C’est également dans ce cadre que vous voulez maintenant faire adopter par le Parlement un projet de loi constitutionnelle qui imposerait aux majorités et aux gouvernements futurs le carcan budgétaire du « pacte pour l’euro plus ».
Il faut avoir ce contexte à l’esprit quand on lit le projet de loi qui nous est soumis aujourd'hui.
D’ailleurs, François Bayrou, qui n’est pourtant pas de mes amis politiques mais que je cite d’autant plus volontiers en la circonstance qu’il partage votre conception de la construction européenne, a pu dire à l’Assemblée nationale : « Il est peu de scandales à l’état pur, mais ce texte en est un. »

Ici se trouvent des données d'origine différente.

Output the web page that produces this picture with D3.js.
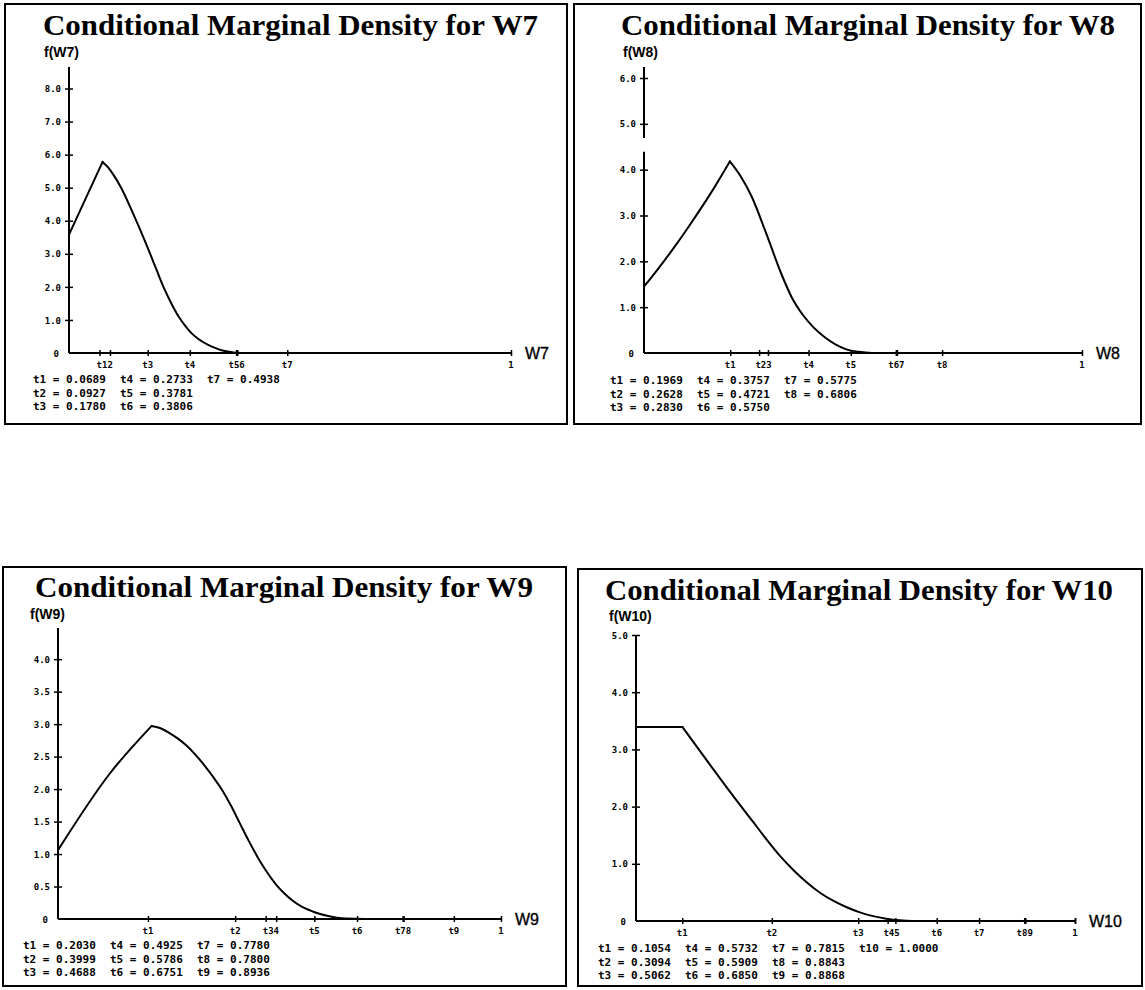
<!DOCTYPE html>
<html>
<head>
<meta charset="utf-8">
<script src="https://cdn.jsdelivr.net/npm/d3@7"></script>
<style>
  html, body { margin: 0; padding: 0; background: #fff; }
  svg { display: block; }
  .title { font-family: "Liberation Serif", "DejaVu Serif", serif; font-weight: bold; }
  .ylab { font-family: "Liberation Sans", Arial, sans-serif; font-weight: bold; font-size: 14px; }
  .tick text, .tlab { font-family: "DejaVu Sans Mono", monospace; font-weight: bold; font-size: 9px; }
  .legend { font-family: "DejaVu Sans Mono", monospace; font-weight: bold; font-size: 11px; white-space: pre; }
  .xname { font-family: "Liberation Sans", Arial, sans-serif; font-size: 16px; stroke: #000; stroke-width: 0.35px; }
</style>
</head>
<body>
<svg id="chart" width="1145" height="990"></svg>
<script>
// ---- data ---------------------------------------------------------------
const variables = ["W7", "W8", "W9", "W10"];

// knot locations t1..tn for each variable
const knotsW7  = [0.0689, 0.0927, 0.1780, 0.2733, 0.3781, 0.3806, 0.4938];
const knotsW8  = [0.1969, 0.2628, 0.2830, 0.3757, 0.4721, 0.5750, 0.5775, 0.6806];
const knotsW9  = [0.2030, 0.3999, 0.4688, 0.4925, 0.5786, 0.6751, 0.7780, 0.7800, 0.8936];
const knotsW10 = [0.1054, 0.3094, 0.5062, 0.5732, 0.5909, 0.6850, 0.7815, 0.8843, 0.8868, 1.0000];

// knots whose axis labels run together (1-based indices)
const labelGroupsW7  = [[1, 2], [3], [4], [5, 6], [7]];
const labelGroupsW8  = [[1], [2, 3], [4], [5], [6, 7], [8]];
const labelGroupsW9  = [[1], [2], [3, 4], [5], [6], [7, 8], [9]];
const labelGroupsW10 = [[1], [2], [3], [4, 5], [6], [7], [8, 9]];

// conditional marginal density f(w) sampled along w
const densityW7 = [[0, 3.58], [0.076, 5.78], [0.088, 5.62], [0.101, 5.38], [0.117, 5.02], [0.134, 4.55],
  [0.158, 3.82], [0.183, 3.02], [0.200, 2.45], [0.216, 1.93], [0.233, 1.46], [0.249, 1.08], [0.263, 0.82],
  [0.277, 0.60], [0.292, 0.43], [0.306, 0.31], [0.322, 0.20], [0.339, 0.11], [0.355, 0.05], [0.372, 0.015],
  [0.390, 0], [1, 0]];
const densityW8 = [[0, 1.45], [0.030, 1.81], [0.070, 2.32], [0.110, 2.87], [0.150, 3.45], [0.196, 4.18],
  [0.221, 3.85], [0.246, 3.41], [0.279, 2.61], [0.313, 1.74], [0.338, 1.20], [0.362, 0.84], [0.387, 0.56],
  [0.412, 0.35], [0.437, 0.19], [0.462, 0.08], [0.490, 0.025], [0.520, 0], [1, 0]];
const densityW9 = [[0, 1.06], [0.117, 2.24], [0.211, 2.97], [0.230, 2.94], [0.250, 2.87], [0.270, 2.78],
  [0.290, 2.67], [0.310, 2.53], [0.330, 2.37], [0.350, 2.19], [0.370, 1.99], [0.390, 1.75], [0.410, 1.48],
  [0.430, 1.21], [0.450, 0.96], [0.470, 0.74], [0.490, 0.55], [0.510, 0.40], [0.530, 0.28], [0.550, 0.19],
  [0.570, 0.13], [0.590, 0.08], [0.610, 0.045], [0.630, 0.02], [0.650, 0.007], [0.690, 0], [1, 0]];
const densityW10 = [[0, 3.39], [0.106, 3.39], [0.160, 2.82], [0.216, 2.24], [0.266, 1.74], [0.300, 1.40],
  [0.330, 1.12], [0.360, 0.88], [0.390, 0.67], [0.420, 0.49], [0.450, 0.35], [0.480, 0.24], [0.510, 0.15],
  [0.540, 0.085], [0.570, 0.04], [0.600, 0.012], [0.630, 0], [1, 0]];

// y-axis tick values
const yTicksW7  = [0, 1, 2, 3, 4, 5, 6, 7, 8];
const yTicksW8  = [0, 1, 2, 3, 4, 5, 6];
const yTicksW9  = [0, 0.5, 1, 1.5, 2, 2.5, 3, 3.5, 4];
const yTicksW10 = [0, 1, 2, 3, 4, 5];

// top of each y axis (in density units)
const yMaxes = [8.65, 6.24, 4.48, 5.0];

const panelsData = [
  { name: variables[0], knots: knotsW7,  groups: labelGroupsW7,  density: densityW7,  yTicks: yTicksW7,  yMax: yMaxes[0] },
  { name: variables[1], knots: knotsW8,  groups: labelGroupsW8,  density: densityW8,  yTicks: yTicksW8,  yMax: yMaxes[1], gap: [4.39, 4.69] },
  { name: variables[2], knots: knotsW9,  groups: labelGroupsW9,  density: densityW9,  yTicks: yTicksW9,  yMax: yMaxes[2] },
  { name: variables[3], knots: knotsW10, groups: labelGroupsW10, density: densityW10, yTicks: yTicksW10, yMax: yMaxes[3] }
];

// ---- layout -------------------------------------------------------------
const layout = [
  { box: [5, 4, 567, 424],      title: [43, 35, 495],  ylab: [44, 57],  x0: 69,  x1: 511,  y0: 353, yTop: 67,  xlabY: 368, legX: 33,  legY: 383 },
  { box: [574, 4, 1141, 424],   title: [621, 35, 494], ylab: [623, 57], x0: 644, x1: 1082, y0: 353, yTop: 67,  xlabY: 368, legX: 610, legY: 384 },
  { box: [3, 567, 566, 986],    title: [35, 597, 498], ylab: [30, 619], x0: 58,  x1: 501,  y0: 919, yTop: 628, xlabY: 934, legX: 23,  legY: 949 },
  { box: [578, 569, 1142, 986], title: [605, 600, 508],ylab: [609, 621],x0: 636, x1: 1075, y0: 921, yTop: 635, xlabY: 936, legX: 598, legY: 952 }
];

const svg = d3.select("#chart");

panelsData.forEach((p, i) => {
  const L = layout[i];
  const g = svg.append("g");

  // frame
  g.append("rect")
    .attr("x", L.box[0]).attr("y", L.box[1])
    .attr("width", L.box[2] - L.box[0]).attr("height", L.box[3] - L.box[1])
    .attr("fill", "none").attr("stroke", "#000").attr("stroke-width", 2);

  // title
  g.append("text").attr("class", "title")
    .attr("x", L.title[0]).attr("y", L.title[1])
    .attr("font-size", 29)
    .attr("textLength", L.title[2]).attr("lengthAdjust", "spacingAndGlyphs")
    .text("Conditional Marginal Density for " + p.name);

  // y-axis caption
  g.append("text").attr("class", "ylab")
    .attr("x", L.ylab[0]).attr("y", L.ylab[1])
    .text("f(" + p.name + ")");

  const x = d3.scaleLinear().domain([0, 1]).range([L.x0, L.x1]);
  const y = d3.scaleLinear().domain([0, p.yMax]).range([L.y0, L.yTop]);

  // y axis line (optionally broken)
  const segs = p.gap ? [[0, p.gap[0]], [p.gap[1], p.yMax]] : [[0, p.yMax]];
  segs.forEach(s => {
    g.append("line")
      .attr("x1", x(0)).attr("x2", x(0))
      .attr("y1", y(s[0])).attr("y2", y(s[1]))
      .attr("stroke", "#000").attr("stroke-width", 2);
  });

  // y ticks and labels
  const yAxis = d3.axisLeft(y)
    .tickValues(p.yTicks)
    .tickSize(4)
    .tickPadding(4)
    .tickFormat(v => v === 0 ? "0" : d3.format(".1f")(v));
  const ya = g.append("g").attr("transform", `translate(${x(0)},0)`).call(yAxis);
  ya.select(".domain").remove();
  ya.selectAll(".tick line").attr("x1", 4).attr("x2", -4).attr("stroke-width", 1.5);
  ya.selectAll(".tick text").attr("dy", "0.35em").attr("fill", "#000");
  ya.selectAll(".tick").filter(v => v === 0).select("line").remove();
  ya.selectAll(".tick").filter(v => v === 0).select("text").attr("x", -10);

  // x axis line
  g.append("line")
    .attr("x1", x(0)).attr("x2", x(1))
    .attr("y1", y(0)).attr("y2", y(0))
    .attr("stroke", "#000").attr("stroke-width", 2);

  // x ticks at the knots and at 1
  const xAxis = d3.axisBottom(x)
    .tickValues(p.knots.concat([1]))
    .tickSize(3)
    .tickFormat("");
  const xa = g.append("g").attr("transform", `translate(0,${y(0)})`).call(xAxis);
  xa.select(".domain").remove();
  xa.selectAll(".tick line").attr("y1", -3).attr("y2", 3).attr("stroke-width", 1.5);

  // knot labels beneath the axis
  p.groups.forEach(gr => {
    const pos = d3.mean(gr, k => p.knots[k - 1]);
    g.append("text").attr("class", "tlab")
      .attr("x", x(pos)).attr("y", L.xlabY)
      .attr("text-anchor", "middle")
      .text("t" + gr.join(""));
  });
  g.append("text").attr("class", "tlab")
    .attr("x", x(1)).attr("y", L.xlabY)
    .attr("text-anchor", "middle")
    .text("1");

  // axis name
  g.append("text").attr("class", "xname")
    .attr("x", x(1) + 14).attr("y", y(0) + 6)
    .text(p.name);

  // density curve: smooth rising part up to the (last) maximum, then a
  // separate smooth falling part so the corner at the mode stays sharp
  const maxVal = d3.max(p.density, d => d[1]);
  let peak = 0;
  p.density.forEach((d, k) => { if (d[1] === maxVal) peak = k; });
  const line = d3.line()
    .x(d => x(d[0]))
    .y(d => y(d[1]))
    .curve(d3.curveMonotoneX);
  [p.density.slice(0, peak + 1), p.density.slice(peak)].forEach(part => {
    g.append("path")
      .datum(part)
      .attr("d", line)
      .attr("fill", "none")
      .attr("stroke", "#000")
      .attr("stroke-width", 2)
      .attr("stroke-linejoin", "round")
      .attr("stroke-linecap", "round");
  });

  // knot value listing, three rows
  const fmt = d3.format(".4f");
  const colW = 87;
  p.knots.forEach((v, k) => {
    const row = k % 3, col = Math.floor(k / 3);
    g.append("text").attr("class", "legend")
      .attr("x", L.legX + col * colW)
      .attr("y", L.legY + row * 13.5)
      .text("t" + (k + 1) + " = " + fmt(v));
  });
});
</script>
</body>
</html>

Vous tentez en effet de répondre par la loi à la question suivante : comment rectifier, après coup, des résultats électoraux qui, une fois de plus, vous ont été défavorables ?
En juin 2009, nos concitoyens se sont prononcés et ont choisi leurs députés au Parlement européen. Les Français, pour cette élection, avaient envoyé siéger une majorité de députés de l’opposition de gauche, ce qui ne correspondait donc pas à votre majorité à l’Assemblée nationale.
Or, entre-temps, une disposition du traité de Lisbonne, entré en vigueur en décembre de la même année, prévoyait que douze pays auraient droit à des sièges supplémentaires pour les représenter. Dès lors, se posait la question de leur mode de désignation.
Des négociations se sont ouvertes entre les États membres concernés ; elles ont abouti en 2010 à un protocole adopté par une conférence intergouvernementale, qui offrait à chaque pays le choix entre trois possibilités d’élection.
C’est là que votre gouvernement a fait preuve d’une certaine originalité politicienne. Vous avez choisi d’opter pour la solution que vous avez été seuls à proposer.
M. Michel Billout. Vous avez raison, monsieur le ministre, c’est cohérent, et aussi très pratique !
Vous avez donc opté pour la désignation, au sein de l’Assemblée nationale, des deux députés européens supplémentaires. Ce choix est tout de même choquant, et cela à plusieurs titres.
Comparée aux deux autres scénarios proposés par nos partenaires européens, c'est-à-dire l’élection au suffrage universel direct ou la référence aux résultats des dernières élections européennes, votre solution est la seule qui empêche les citoyens de choisir eux-mêmes directement, c’est-à-dire démocratiquement, leurs représentants au Parlement de Strasbourg. Ce n’est pas un détail !
Il eût été logique, et tout simplement démocratique, de procéder comme le font nos partenaires européens : avoir recours aux résultats des dernières élections européennes pour désigner soit les deux premiers non élus, soit les deux candidats de la liste ayant recueilli le plus grand nombre de voix non productives, ou bien encore avantager les régions les moins bien représentées.
En revanche, refuser de prendre le vote des Français de juin 2009 comme référence, c’est purement et simplement avouer ouvertement que vous voulez effacer ce résultat.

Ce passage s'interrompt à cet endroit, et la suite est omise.